- _Data extract_
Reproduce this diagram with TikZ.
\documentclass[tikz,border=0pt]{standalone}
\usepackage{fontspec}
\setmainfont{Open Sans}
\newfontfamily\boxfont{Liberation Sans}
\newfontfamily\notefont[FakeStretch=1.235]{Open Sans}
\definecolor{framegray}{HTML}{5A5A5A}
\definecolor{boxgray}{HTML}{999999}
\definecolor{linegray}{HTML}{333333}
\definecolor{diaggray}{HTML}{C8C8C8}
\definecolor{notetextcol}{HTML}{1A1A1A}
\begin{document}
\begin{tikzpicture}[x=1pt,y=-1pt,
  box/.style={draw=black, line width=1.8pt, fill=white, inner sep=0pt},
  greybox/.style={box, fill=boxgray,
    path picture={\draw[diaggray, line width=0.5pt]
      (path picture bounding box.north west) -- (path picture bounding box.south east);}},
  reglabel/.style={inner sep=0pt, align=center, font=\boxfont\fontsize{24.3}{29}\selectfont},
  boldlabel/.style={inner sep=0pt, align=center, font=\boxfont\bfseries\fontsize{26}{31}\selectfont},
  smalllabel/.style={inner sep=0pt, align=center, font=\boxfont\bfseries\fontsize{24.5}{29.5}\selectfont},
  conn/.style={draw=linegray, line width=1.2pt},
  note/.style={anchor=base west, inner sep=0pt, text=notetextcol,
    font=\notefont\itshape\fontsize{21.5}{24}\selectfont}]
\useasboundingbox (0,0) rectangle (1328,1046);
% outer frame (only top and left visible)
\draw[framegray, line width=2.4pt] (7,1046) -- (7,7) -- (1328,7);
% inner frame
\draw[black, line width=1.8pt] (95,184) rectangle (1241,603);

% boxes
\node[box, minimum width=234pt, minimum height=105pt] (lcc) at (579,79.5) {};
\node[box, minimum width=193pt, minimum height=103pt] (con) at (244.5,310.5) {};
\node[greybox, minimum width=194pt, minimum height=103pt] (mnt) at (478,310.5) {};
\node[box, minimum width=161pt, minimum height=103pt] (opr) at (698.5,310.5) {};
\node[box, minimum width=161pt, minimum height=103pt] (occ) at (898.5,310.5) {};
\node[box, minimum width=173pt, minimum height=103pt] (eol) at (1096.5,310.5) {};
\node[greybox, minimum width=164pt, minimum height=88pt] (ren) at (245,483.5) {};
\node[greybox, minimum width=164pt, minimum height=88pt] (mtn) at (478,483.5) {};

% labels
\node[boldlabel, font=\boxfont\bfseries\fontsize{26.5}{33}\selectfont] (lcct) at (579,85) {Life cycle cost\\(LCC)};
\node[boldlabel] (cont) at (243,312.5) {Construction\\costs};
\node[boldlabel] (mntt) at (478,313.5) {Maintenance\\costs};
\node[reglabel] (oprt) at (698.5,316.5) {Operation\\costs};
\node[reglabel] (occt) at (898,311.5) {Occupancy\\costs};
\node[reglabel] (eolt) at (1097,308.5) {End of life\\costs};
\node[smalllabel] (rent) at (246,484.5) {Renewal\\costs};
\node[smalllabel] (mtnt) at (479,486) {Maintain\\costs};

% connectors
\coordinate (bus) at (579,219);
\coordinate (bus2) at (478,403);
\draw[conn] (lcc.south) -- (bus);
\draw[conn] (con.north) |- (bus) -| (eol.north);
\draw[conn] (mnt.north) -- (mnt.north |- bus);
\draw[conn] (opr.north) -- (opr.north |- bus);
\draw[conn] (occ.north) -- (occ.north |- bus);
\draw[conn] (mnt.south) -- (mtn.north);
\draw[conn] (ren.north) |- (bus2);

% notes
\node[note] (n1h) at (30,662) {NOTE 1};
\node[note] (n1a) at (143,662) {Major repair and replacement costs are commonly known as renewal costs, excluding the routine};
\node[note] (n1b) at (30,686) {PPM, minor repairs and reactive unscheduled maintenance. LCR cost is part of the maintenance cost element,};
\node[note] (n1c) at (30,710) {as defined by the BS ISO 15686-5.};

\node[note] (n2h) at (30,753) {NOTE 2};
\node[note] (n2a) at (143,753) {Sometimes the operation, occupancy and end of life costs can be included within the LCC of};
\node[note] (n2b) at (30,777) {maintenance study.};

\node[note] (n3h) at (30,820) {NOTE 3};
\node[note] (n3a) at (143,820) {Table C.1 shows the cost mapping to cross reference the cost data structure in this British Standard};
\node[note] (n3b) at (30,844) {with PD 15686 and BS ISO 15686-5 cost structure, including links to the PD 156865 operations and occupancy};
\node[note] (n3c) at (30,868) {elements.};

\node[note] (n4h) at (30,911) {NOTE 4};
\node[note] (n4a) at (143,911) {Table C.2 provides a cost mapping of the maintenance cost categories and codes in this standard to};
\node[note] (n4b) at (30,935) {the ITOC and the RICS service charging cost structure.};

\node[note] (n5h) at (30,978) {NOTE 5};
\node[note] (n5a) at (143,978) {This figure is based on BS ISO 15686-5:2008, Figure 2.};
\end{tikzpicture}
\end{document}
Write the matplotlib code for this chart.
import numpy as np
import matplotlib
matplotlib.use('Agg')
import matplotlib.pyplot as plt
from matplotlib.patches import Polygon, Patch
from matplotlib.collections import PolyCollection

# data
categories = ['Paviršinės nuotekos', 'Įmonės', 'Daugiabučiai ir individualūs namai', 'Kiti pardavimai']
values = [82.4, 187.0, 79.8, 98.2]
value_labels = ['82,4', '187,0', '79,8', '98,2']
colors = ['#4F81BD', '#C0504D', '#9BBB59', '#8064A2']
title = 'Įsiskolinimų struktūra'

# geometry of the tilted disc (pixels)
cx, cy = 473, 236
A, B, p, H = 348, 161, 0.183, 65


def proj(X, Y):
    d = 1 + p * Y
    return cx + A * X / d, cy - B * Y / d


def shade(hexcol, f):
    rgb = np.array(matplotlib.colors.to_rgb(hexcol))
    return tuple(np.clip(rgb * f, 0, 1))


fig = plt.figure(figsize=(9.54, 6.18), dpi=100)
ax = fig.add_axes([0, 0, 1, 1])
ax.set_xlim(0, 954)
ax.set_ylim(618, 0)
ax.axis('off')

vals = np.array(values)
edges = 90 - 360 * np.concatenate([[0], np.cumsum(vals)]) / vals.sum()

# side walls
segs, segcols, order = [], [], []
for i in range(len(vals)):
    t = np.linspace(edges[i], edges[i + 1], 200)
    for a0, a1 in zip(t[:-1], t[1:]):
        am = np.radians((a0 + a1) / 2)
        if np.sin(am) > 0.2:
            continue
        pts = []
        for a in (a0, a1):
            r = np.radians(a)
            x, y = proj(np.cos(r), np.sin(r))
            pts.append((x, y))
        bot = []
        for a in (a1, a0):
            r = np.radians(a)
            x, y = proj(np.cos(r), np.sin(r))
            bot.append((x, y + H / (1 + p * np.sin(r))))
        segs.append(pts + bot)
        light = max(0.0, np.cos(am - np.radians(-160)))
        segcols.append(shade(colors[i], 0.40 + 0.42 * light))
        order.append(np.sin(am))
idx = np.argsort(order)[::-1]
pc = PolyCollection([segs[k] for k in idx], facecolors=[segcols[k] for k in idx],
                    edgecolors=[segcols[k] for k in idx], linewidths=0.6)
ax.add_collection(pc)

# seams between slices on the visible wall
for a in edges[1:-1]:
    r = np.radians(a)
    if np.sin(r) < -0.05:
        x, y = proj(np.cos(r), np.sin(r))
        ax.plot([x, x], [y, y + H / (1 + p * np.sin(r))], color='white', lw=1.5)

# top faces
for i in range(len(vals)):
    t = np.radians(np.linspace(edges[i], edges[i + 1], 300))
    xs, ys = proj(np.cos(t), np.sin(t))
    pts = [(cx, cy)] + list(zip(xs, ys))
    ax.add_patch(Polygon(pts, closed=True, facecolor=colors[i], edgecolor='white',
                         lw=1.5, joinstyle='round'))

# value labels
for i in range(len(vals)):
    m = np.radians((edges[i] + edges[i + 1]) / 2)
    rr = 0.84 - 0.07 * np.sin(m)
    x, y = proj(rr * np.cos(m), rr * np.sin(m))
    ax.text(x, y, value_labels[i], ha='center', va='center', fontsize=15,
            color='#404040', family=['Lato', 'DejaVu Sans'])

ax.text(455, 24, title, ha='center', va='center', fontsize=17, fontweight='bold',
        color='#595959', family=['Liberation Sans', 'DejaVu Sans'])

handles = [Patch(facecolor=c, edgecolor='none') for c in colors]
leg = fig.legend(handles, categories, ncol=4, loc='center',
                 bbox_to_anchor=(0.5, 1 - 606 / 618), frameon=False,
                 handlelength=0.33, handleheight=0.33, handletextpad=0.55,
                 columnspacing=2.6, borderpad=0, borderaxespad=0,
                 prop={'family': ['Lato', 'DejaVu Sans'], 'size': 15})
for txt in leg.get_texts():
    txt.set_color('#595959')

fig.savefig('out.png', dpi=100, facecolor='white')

- _Requirement_
Find how many lines in the listing hold "matplotlib", and reply with that number only.

- _Output_
7